**What the task requires**
Print exactly the lines running from the one that holds "Give me the TikZ source for this diagram." through the one that holds "(0,0) rectangle (1211,479);", please, and leave the pictures out.

**Dataset records**
-----

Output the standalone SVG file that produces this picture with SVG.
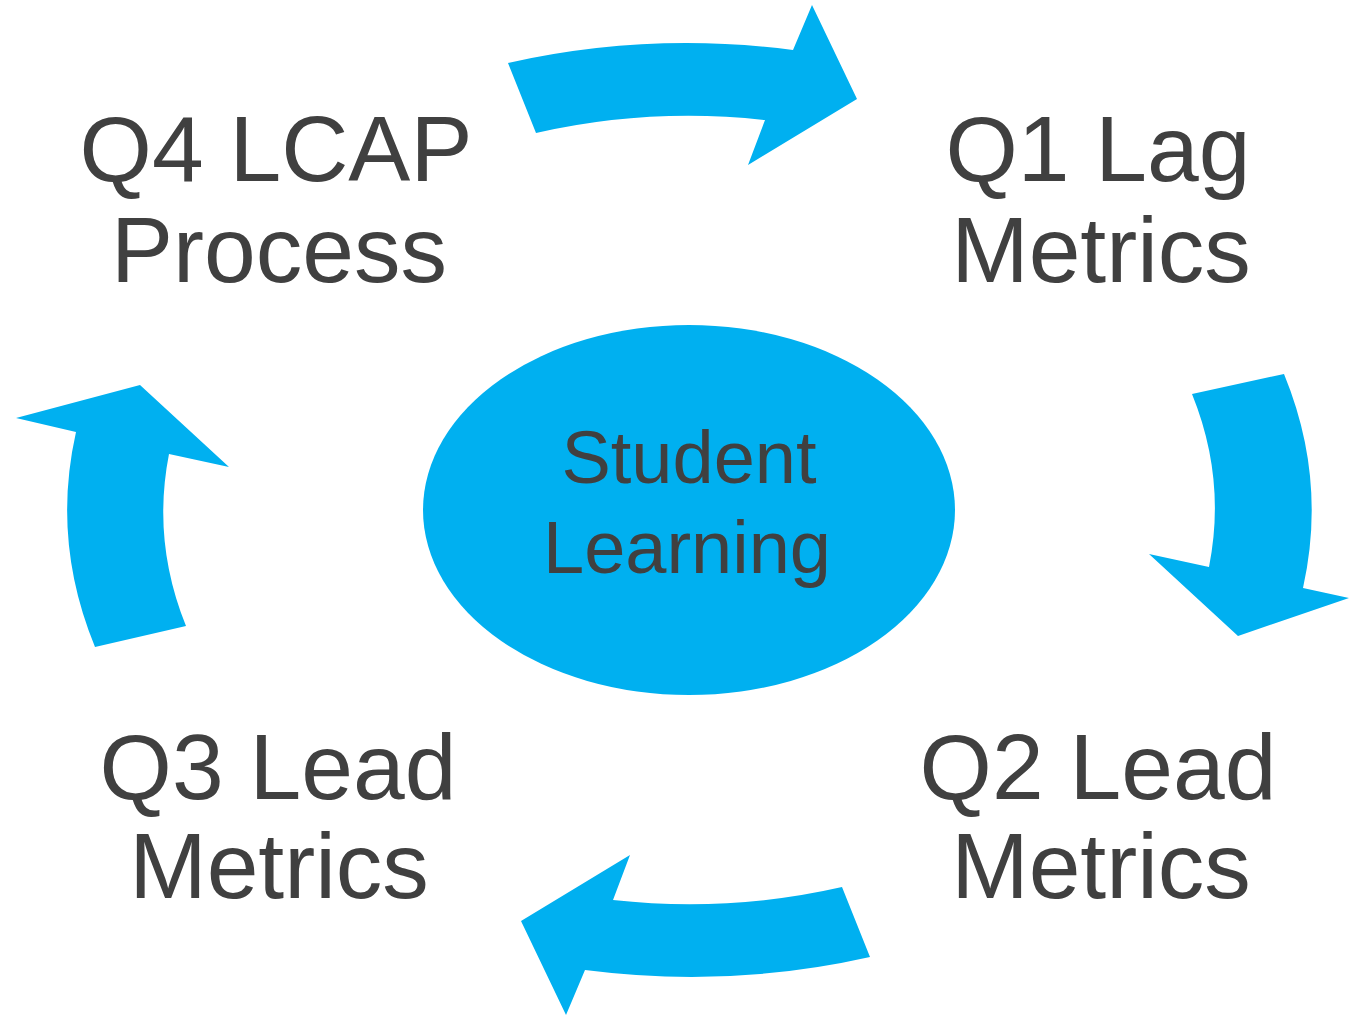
<svg xmlns="http://www.w3.org/2000/svg" width="1349" height="1015" viewBox="0 0 1349 1015">
<style>
.lbl{font-family:"Liberation Sans",Arial,sans-serif;font-size:93px;fill:#404040;text-anchor:middle}
.ctr{font-family:"Liberation Sans",Arial,sans-serif;font-size:74px;fill:#404040;text-anchor:middle}
.arr{fill:#00B0F0}
</style>
<rect width="1349" height="1015" fill="#ffffff"/>
<g id="connectors">
<path id="arrow-top" class="arr" d="M508,63 L536,133 A525 394 0 0 1 765,120 L748,165 L857,99 L812,5 L793,50 A622 466 0 0 0 508,63 Z"/>
<path id="arrow-right" class="arr" d="M1192,394 L1284,374 A622 466 0 0 1 1303,588 L1349,598 L1238,636 L1149,554 L1209,567 A525 394 0 0 0 1192,394 Z"/>
<path id="arrow-bottom" class="arr" d="M508,63 L536,133 A525 394 0 0 1 765,120 L748,165 L857,99 L812,5 L793,50 A622 466 0 0 0 508,63 Z" transform="rotate(180 689 510)"/>
<path id="arrow-left" class="arr" d="M186,626 L95,647 A622 466 0 0 1 76,432 L16,418 L140,385 L229,467 L169,454 A525 394 0 0 0 186,626 Z"/>
</g>
<g id="center">
<ellipse cx="689" cy="510" rx="266" ry="185" fill="#00B0F0"/>
<text class="ctr" x="689" y="483">Student</text>
<text class="ctr" x="687" y="573">Learning</text>
</g>
<g id="q4">
<text class="lbl" x="276" y="181">Q4 LCAP</text>
<text class="lbl" x="279" y="282">Process</text>
</g>
<g id="q1">
<text class="lbl" x="1098" y="181">Q1 Lag</text>
<text class="lbl" x="1101" y="282">Metrics</text>
</g>
<g id="q2">
<text class="lbl" x="1098" y="799">Q2 Lead</text>
<text class="lbl" x="1101" y="898">Metrics</text>
</g>
<g id="q3">
<text class="lbl" x="278" y="799">Q3 Lead</text>
<text class="lbl" x="279" y="898">Metrics</text>
</g>
</svg>
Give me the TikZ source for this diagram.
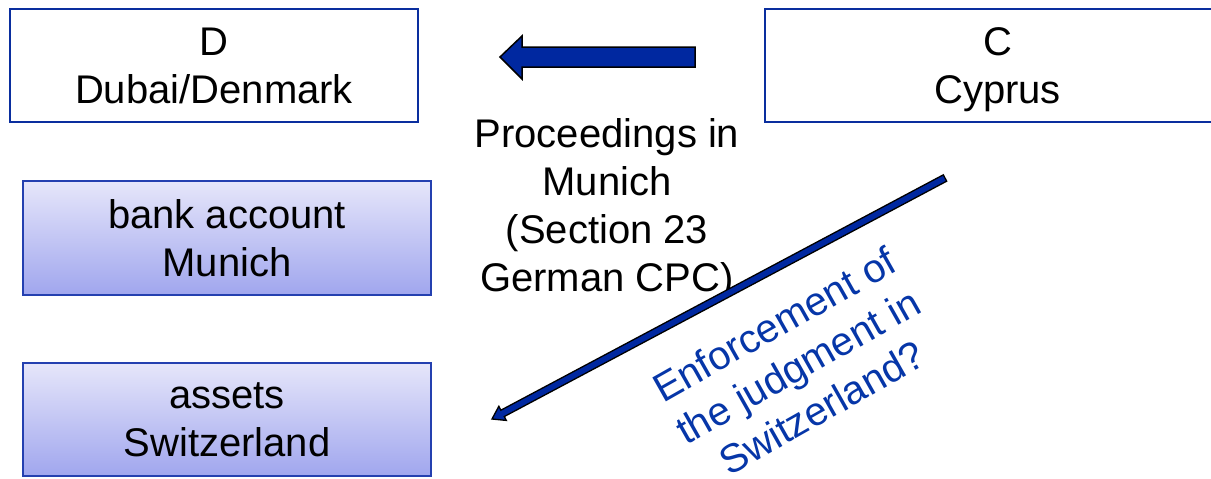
\documentclass[tikz,border=0pt]{standalone}
\usepackage{fontspec}
\setmainfont{Liberation Sans}
\usetikzlibrary{calc}
\definecolor{boxline}{HTML}{0A2E9E}
\definecolor{shadeline}{HTML}{2440B0}
\definecolor{navy}{HTML}{0028A0}
\definecolor{labelblue}{HTML}{0636A8}
\definecolor{shadetop}{HTML}{E6E6FA}
\definecolor{shadebot}{HTML}{A0A6EE}
\tikzset{
  bigtext/.style={font=\fontsize{40}{48}\selectfont, align=center},
  plainbox/.style={bigtext, text depth=0pt, draw=boxline, line width=2, fill=white, inner sep=0},
  shadedbox/.style={bigtext, text depth=0pt, draw=shadeline, line width=1.5, top color=shadetop, bottom color=shadebot, inner sep=0},
}
\begin{document}
\begin{tikzpicture}[x=1pt,y=-1pt]
\useasboundingbox (0,0) rectangle (1211,479);

% parties
\node[plainbox, minimum width=408, minimum height=113] (d) at (214,65.5) {D\\Dubai/Denmark};
\node[plainbox, minimum width=465, minimum height=113] (c) at (997.5,65.5) {C\\Cyprus};

% assets of D
\node[shadedbox, minimum width=408, minimum height=114] (bank) at (227,238) {bank account\\Munich};
\node[shadedbox, minimum width=408, minimum height=113] (assets) at (227,419.5) {assets\\Switzerland};

% block arrow from C towards D
\filldraw[fill=navy, draw=black, line width=1.5]
  (695,47) -- (522,47) -- (522,36) -- (500,57) -- (522,79) -- (522,67) -- (695,67) -- cycle;

% proceedings label
\node[bigtext] (proc) at (607,209) {Proceedings in\\Munich\\(Section 23\\German CPC)};

% enforcement arrow, drawn as an outlined block arrow
\coordinate (es) at (945,178);
\coordinate (ee) at (492,419);
\coordinate (hb) at ($(ee)!12pt!(es)$);
\filldraw[fill=navy, draw=black, line width=1.3, line join=miter]
  (ee) -- ($(hb)!8pt!90:(es)$) -- ($(hb)!3.6pt!90:(es)$)
  -- ($(es)!3.6pt!-90:(hb)$) -- ($(es)!3.6pt!90:(hb)$)
  -- ($(hb)!3.6pt!-90:(es)$) -- ($(hb)!8pt!-90:(es)$) -- cycle;

% enforcement label
\node[bigtext, text=labelblue, rotate=29.5] (enf) at (798,366) {Enforcement of\\the judgment in\\Switzerland?};
\end{tikzpicture}
\end{document}
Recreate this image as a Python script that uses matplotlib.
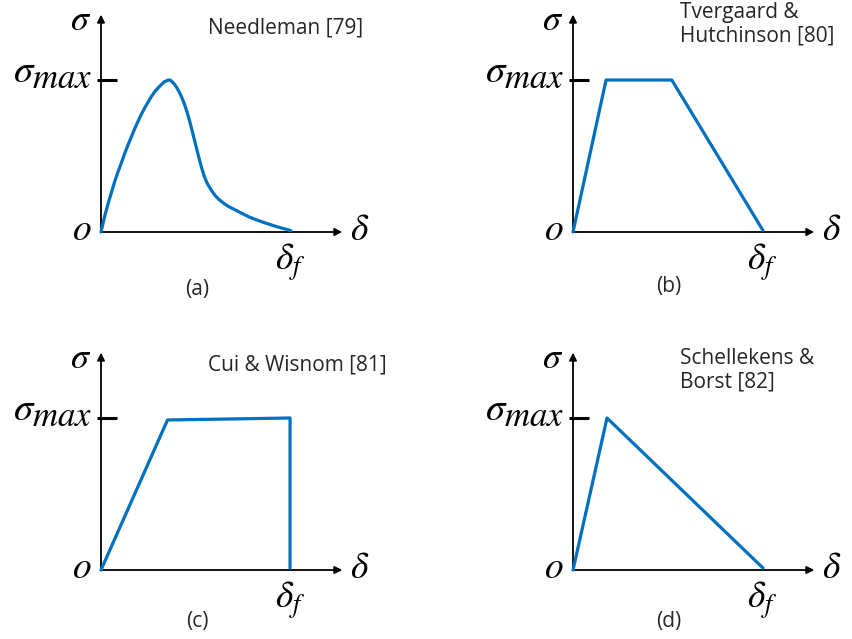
import matplotlib
matplotlib.use("Agg")
import matplotlib.pyplot as plt

plt.rcParams['mathtext.fontset'] = 'stix'
plt.rcParams['font.family'] = ['Open Sans', 'DejaVu Sans']

# traction-separation laws, delta in units of delta_f, sigma in units of sigma_max
needleman_d = [0.0, 0.021, 0.038, 0.056, 0.073, 0.090, 0.108, 0.125, 0.142, 0.160,
               0.177, 0.194, 0.212, 0.229, 0.247, 0.264, 0.281, 0.299, 0.316, 0.333,
               0.351, 0.360, 0.368, 0.385, 0.403, 0.420, 0.437, 0.455, 0.472, 0.489,
               0.506, 0.520, 0.533, 0.541, 0.550, 0.559, 0.568, 0.585, 0.602, 0.620,
               0.646, 0.672, 0.707, 0.741, 0.776, 0.811, 0.845, 0.880, 0.915, 0.950,
               0.984, 1.0]
needleman_s = [0.0, 0.112, 0.189, 0.265, 0.336, 0.397, 0.458, 0.518, 0.572, 0.627,
               0.678, 0.726, 0.774, 0.814, 0.853, 0.889, 0.920, 0.946, 0.968, 0.988,
               0.998, 1.0, 0.996, 0.975, 0.941, 0.900, 0.849, 0.781, 0.704, 0.619,
               0.534, 0.466, 0.408, 0.376, 0.346, 0.320, 0.300, 0.267, 0.238, 0.215,
               0.189, 0.167, 0.145, 0.123, 0.101, 0.083, 0.068, 0.053, 0.039, 0.026,
               0.015, 0.008]

tvergaard_d = [0.0, 0.174, 0.52, 1.0]
tvergaard_s = [0.0, 1.0, 1.0, 0.01]

cui_d = [0.0, 0.35, 0.995, 0.995]
cui_s = [0.0, 0.987, 1.0, 0.013]

schellekens_d = [0.0, 0.179, 1.0]
schellekens_s = [0.0, 1.0, 0.013]

panel_tags = ['(a)', '(b)', '(c)', '(d)']
refs = ['Needleman [79]', 'Tvergaard &\nHutchinson [80]',
        'Cui & Wisnom [81]', 'Schellekens &\nBorst [82]']

W, H = 853, 639
SX, SY = 190.0, 152.0   # pixels per unit delta_f / sigma_max
BLUE = '#0070C0'
INK = '#262626'

fig = plt.figure(figsize=(W / 100, H / 100), dpi=100)


def make_axes(ox, oy):
    left, right = ox - 100, ox + 310
    top, bottom = oy - 232, oy + 69
    ax = fig.add_axes([left / W, (H - bottom) / H, (right - left) / W, (bottom - top) / H])
    ax.set_xlim(-100 / SX, 310 / SX)
    ax.set_ylim(-69 / SY, 232 / SY)
    ax.axis('off')
    return ax


def draw_panel(ax, d, s, tag, ref, ref_y, tag_y):
    arrow = dict(arrowstyle='-|>', color='black', lw=1.3, mutation_scale=11,
                 shrinkA=0, shrinkB=0)
    ax.annotate('', xy=(1.27, 0), xytext=(0, 0), arrowprops=arrow)
    ax.annotate('', xy=(0, 1.43), xytext=(0, 0), arrowprops=arrow)
    ax.plot([-0.02, 0.085], [1, 1], color='black', lw=2.2, solid_capstyle='butt')
    ax.plot(d, s, color=BLUE, lw=2.3, solid_joinstyle='round', solid_capstyle='round',
            clip_on=False, zorder=3)

    ax.text(-0.11, 1.39, r'$\sigma$', fontsize=26, ha='center', va='center')
    # sigma_max drawn as two pieces so the subscript keeps its large size
    ax.text(-0.345, 0.99, r'$\sigma$', fontsize=28, ha='right', va='baseline')
    ax.text(-0.045, 0.945, r'$max$', fontsize=25, ha='right', va='baseline')
    ax.text(-0.1, 0.01, r'$o$', fontsize=27, ha='center', va='center')
    ax.text(1.36, 0.01, r'$\delta$', fontsize=27, ha='center', va='center')
    ax.text(0.995, -0.2, r'$\delta_f$', fontsize=27, ha='center', va='center')
    ax.text(0.505, tag_y, tag, fontsize=15, ha='center', va='center', color=INK)
    ax.text(0.565, ref_y, ref, fontsize=15, ha='left', va='top', color=INK,
            linespacing=1.15)


ax_a = make_axes(101, 232)
draw_panel(ax_a, needleman_d, needleman_s, panel_tags[0], refs[0], 1.41, -0.38)
ax_b = make_axes(573, 232)
draw_panel(ax_b, tvergaard_d, tvergaard_s, panel_tags[1], refs[1], 1.51, -0.36)
ax_c = make_axes(101, 570)
draw_panel(ax_c, cui_d, cui_s, panel_tags[2], refs[2], 1.42, -0.34)
ax_d = make_axes(573, 570)
draw_panel(ax_d, schellekens_d, schellekens_s, panel_tags[3], refs[3], 1.46, -0.34)

fig.savefig('out.png', dpi=100)
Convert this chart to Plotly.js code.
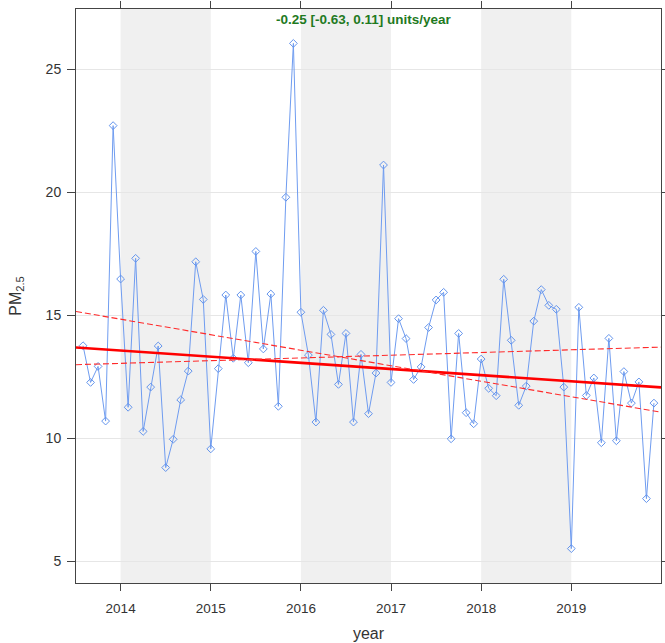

-----

**Solution**
Give me the TikZ source for this diagram.
\documentclass[tikz,border=0pt]{standalone}
\usepackage{fontspec}
\setmainfont{Liberation Sans}
\usetikzlibrary{calc}
\definecolor{boxline}{HTML}{0A2E9E}
\definecolor{shadeline}{HTML}{2440B0}
\definecolor{navy}{HTML}{0028A0}
\definecolor{labelblue}{HTML}{0636A8}
\definecolor{shadetop}{HTML}{E6E6FA}
\definecolor{shadebot}{HTML}{A0A6EE}
\tikzset{
  bigtext/.style={font=\fontsize{40}{48}\selectfont, align=center},
  plainbox/.style={bigtext, text depth=0pt, draw=boxline, line width=2, fill=white, inner sep=0},
  shadedbox/.style={bigtext, text depth=0pt, draw=shadeline, line width=1.5, top color=shadetop, bottom color=shadebot, inner sep=0},
}
\begin{document}
\begin{tikzpicture}[x=1pt,y=-1pt]
\useasboundingbox (0,0) rectangle (1211,479);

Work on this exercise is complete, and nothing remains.